His chief concern, Grothman said, stems from the practice of attracting buyers by selling the credits for less than their face values. A credit that would reduce an investor’s income taxes by $1 million, for instance, might be sold for $900,000, providing not only an immediate supply of cash to a developer but also a $100,000 profit to an investor.
Proponents of SB 132 say they recognize such arguments have merit and are proposing changes. State Rep. Cory Mason, D-Racine, and another member of the Joint Finance Committee, said he is in favor of adopting an amendment stipulating the credits could be sold only through a bidding process, ensuring they would fetch the highest price the market would support.
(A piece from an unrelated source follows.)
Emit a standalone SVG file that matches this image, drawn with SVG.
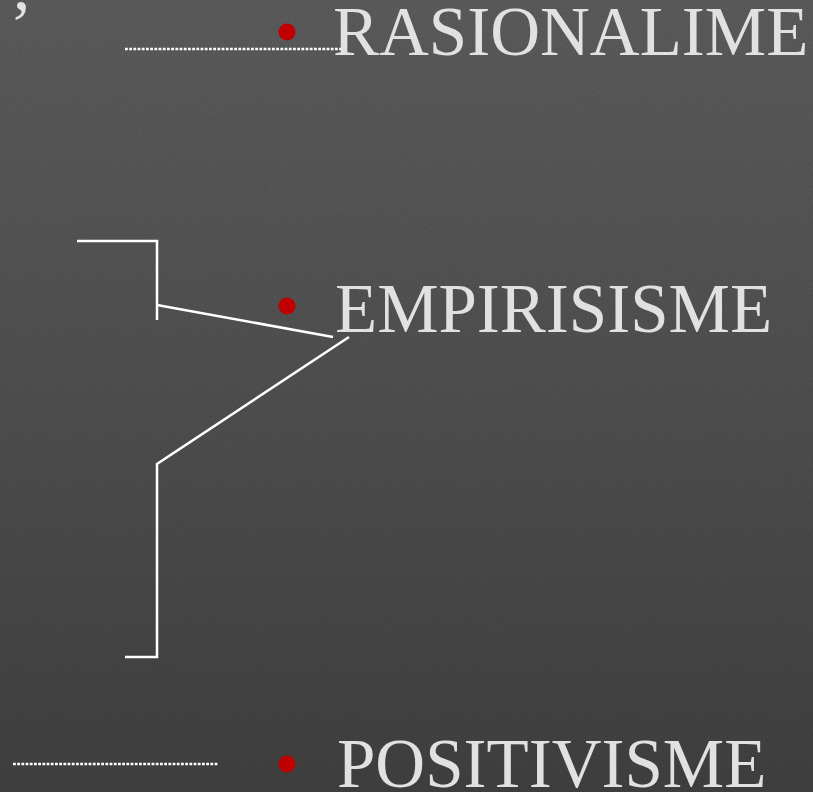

“That makes sure it is as close to the dollar value as you can get,” he said. “You will not be having double-digit losses.”
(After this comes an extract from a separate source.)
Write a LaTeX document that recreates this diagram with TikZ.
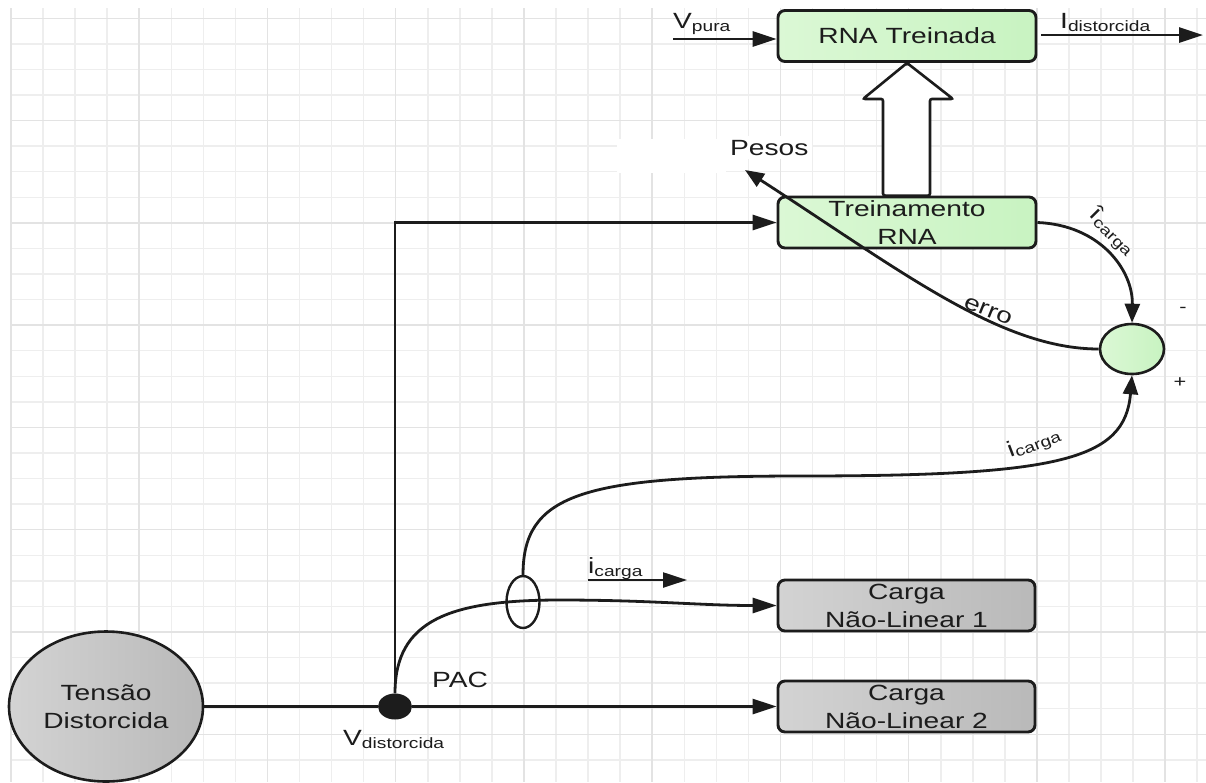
\documentclass[tikz,border=0pt]{standalone}
\usepackage{fontspec}
\setmainfont{Liberation Sans}[FakeStretch=1.28]
\usetikzlibrary{arrows.meta,shapes.geometric,calc}
% lowered, smaller subscript in the text font
\newcommand\lsub[1]{\raisebox{-3pt}{\fontsize{15}{15}\selectfont #1}}

\definecolor{gridminor}{HTML}{EEEEEE}
\definecolor{gridmajor}{HTML}{E3E3E3}
\definecolor{greenA}{HTML}{DBF8D5}
\definecolor{greenB}{HTML}{C8F3C1}
\definecolor{grayA}{HTML}{D3D3D3}
\definecolor{grayB}{HTML}{B9B9B9}
\definecolor{ink}{HTML}{1C1C1C}

\begin{document}
\begin{tikzpicture}[x=1pt,y=-1pt,
  every node/.style={font=\fontsize{22}{28}\selectfont, text=ink, inner sep=0pt},
  small/.style={font=\fontsize{17}{17}\selectfont},
  nnbox/.style={draw=ink, line width=2.9pt, rounded corners=7pt,
    minimum width=258pt, minimum height=51pt, align=center,
    left color=greenA, right color=greenB},
  loadbox/.style={draw=ink, line width=2.9pt, rounded corners=7pt,
    minimum width=257pt, minimum height=51pt, align=center,
    left color=grayA, right color=grayB},
  wire/.style={draw=ink, line width=2.8pt},
  arr/.style={wire, -{Triangle[length=24pt,width=15pt]}},
  carr/.style={wire, -{Triangle[length=19pt,width=15pt]}}
]
\useasboundingbox (0,0) rectangle (1206,782);
\fill[white] (0,0) rectangle (1206,782);

% background grid
\foreach \k in {0,...,37}
  \draw[gridminor, line width=1.5pt] ({11+32.06*\k},8) -- ({11+32.06*\k},782);
\foreach \k in {0,...,29}
  \draw[gridminor, line width=1.5pt] (11,{18.3+25.57*\k}) -- (1206,{18.3+25.57*\k});
\foreach \k in {0,4,...,36}
  \draw[gridmajor, line width=1.5pt] ({11+32.06*\k},8) -- ({11+32.06*\k},782);
\foreach \k in {0,4,...,28}
  \draw[gridmajor, line width=1.5pt] (11,{18.3+25.57*\k}) -- (1206,{18.3+25.57*\k});
\fill[white] (617,139) rectangle (726,173);

% blocks
\node[nnbox] (rna) at (907,36) {RNA Treinada};
\node[nnbox] (treino) at (907,222.5) {Treinamento\\RNA};
\node[loadbox] (carga1) at (906.5,605.5) {Carga\\Não-Linear 1};
\node[loadbox] (carga2) at (906.5,706.5) {Carga\\Não-Linear 2};
\node[ellipse, draw=ink, line width=2.6pt, minimum width=194pt, minimum height=150pt,
      align=center, left color=grayA, right color=grayB] (fonte) at (106,706.5) {Tensão\\Distorcida};
\node[ellipse, draw=ink, line width=2.6pt, minimum width=64pt, minimum height=50pt,
      left color=greenA, right color=greenB] (soma) at (1132,349) {};
\node[ellipse, fill=ink, minimum width=34pt, minimum height=26pt] (pac) at (395,706.5) {};
\node[ellipse, draw=ink, line width=2.4pt, minimum width=33pt, minimum height=52pt] (sensor) at (523,602) {};

% hollow arrow: trained weights go to the trained network
\draw[draw=ink, line width=2.6pt, fill=white, rounded corners=2pt]
  (rna.south) -- ($(rna.south)+(-44,36)$) -- ($(rna.south)+(-24,36)$)
  -- ($(treino.north)+(-24,0)$) -- ($(treino.north)+(23,0)$)
  -- ($(rna.south)+(23,36)$) -- ($(rna.south)+(46,36)$) -- cycle;

% labels
\node[anchor=base west] (vpuraLbl) at (673,28) {V\lsub{pura}};
\node[anchor=base west] (idLbl) at (1060,28) {I\lsub{distorcida}};
\node[anchor=base west] (vdLbl) at (343,745) {V\lsub{distorcida}};
\node[anchor=base west] (pacLbl) at (432,687) {PAC};
\node[anchor=base west, fill=white, inner sep=4pt] (pesos) at (726,155) {Pesos};
\node[rotate=-22] (erroLbl) at (988,311) {erro};
\node[rotate=-45] (ihatLbl) at (1112,232) {î\lsub{carga}};
\node[rotate=21] (icLbl) at (1034,443) {i\lsub{carga}};
\node[anchor=base west] (icSensLbl) at (588,573) {i\lsub{carga}};
\node[small] (menos) at (1183,310) {-};
\node[small] (mais) at (1180,383) {+};

\coordinate (vpin) at (673,39);
\coordinate (idout) at (1203,35);
\coordinate (pesostip) at (745,170);
\coordinate (ua) at (588,580);
\coordinate (ub) at (687,580);

% connections
\draw[arr] (vpin) -- (vpin -| rna.west);
\draw[arr] ($(rna.east |- idout)+(4,0)$) -- (idout);
\draw[wire] (fonte.east) -- (pac.west);
\draw[arr] (pac.east) -- (carga2.west);
\draw[arr] (pac.north) |- (treino.west);
\draw[arr] (pac.north) .. controls (395,620) and (450,600) .. (560,600)
  .. controls (650,600) and (700,605.5) .. (carga1.west);
\draw[carr] (sensor.north) .. controls (523,495) and (580,476) .. (800,476)
  .. controls (1060,476) and (1125,460) .. (soma.south);
\draw[carr] (treino.east) .. controls (1100,225) and (1133,270) .. (soma.north);
\draw[carr] (soma.west) .. controls (1000,349) and (900,270) .. (pesostip);
\draw[arr, line width=2.3pt] (ua) -- (ub);
\end{tikzpicture}
\end{document}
Like Dickert, Mason contended that disallowing the sale of the credits would put up obstacles to attracting out-of-state developers, but he said such a prohibition could be nearly as hard on Wisconsin companies.
Kit Richardson, a developer who has undertaken preservation projects in the Minneapolis-St. Paul area, agreed. He said that even though his company, Schafer Richardson Inc., has its offices in Minnesota, it could not take full advantage of the 20 percent tax break Minnesota adopted for historic renovation if the credits could not be sold. For one, he said, the tax code puts strict limits on what sorts of companies can use the credits; those that are organized in a certain way can, but many others cannot.
“The vast majority of private individuals cannot use them,” he said. “So they could have little or no value to an individual even with a very high tax liability.”
Second, he said, many small developers simply do not owe enough in state taxes to be able to take full advantage of the credits. That’s true, he said, even in states that allow the breaks to be claimed over the course of several years, a policy meant to make the breaks useful to companies with small incomes.
Increase alone can help
Others, though, contend that historic renovators that cannot sell the credits still can put deals together. Joe Alexander, president of Alexander Co. Inc., a Madison-based development company, said investors with large state income tax liabilities could be made direct partners in renovation projects, an arrangement that would let them use the credits without the need of a transfer.
Alexander said it has been years since his company did preservation work in Wisconsin. The projects it has undertaken have instead been in states such as Missouri and Ohio, which both offer more generous tax breaks than Wisconsin.
If Wisconsin lawmakers want to attract business from developers such as Alexander Co., the essential step will be to raise the state’s tax credit, Alexander said. Being able sell those credits, he said, would be icing on the cake.
“Either way, whether the credits are transferable or not,” Alexander said, “having a 20 percent credit will put Wisconsin back on the map.”
A March report by the National Trust for Historic Preservation listed the policy of allowing the sale of preservation credits as being one of several steps states can take to promote the renovation of historic properties. Wisconsin already has adopted provisions similar to many of those recommended in the report.
State lawmakers, for instance, have not put a cap on the amount of historic preservation credits a developer can claim in a single year, and they have not capped the total amount of money in tax relief allowed for a particular project. With SB 132, Wisconsin is on a path to offering the credits at what the report deems “appropriate rates,” meaning 20 percent or higher.
If lawmakers are serious enough about historic redevelopment to bother with making that change, Mason and Dickert said, they might as well give developers something they can use.
“This is about: How do you capitalize these projects?” Mason said. “This isn’t about giving a sweetheart deal to developers.”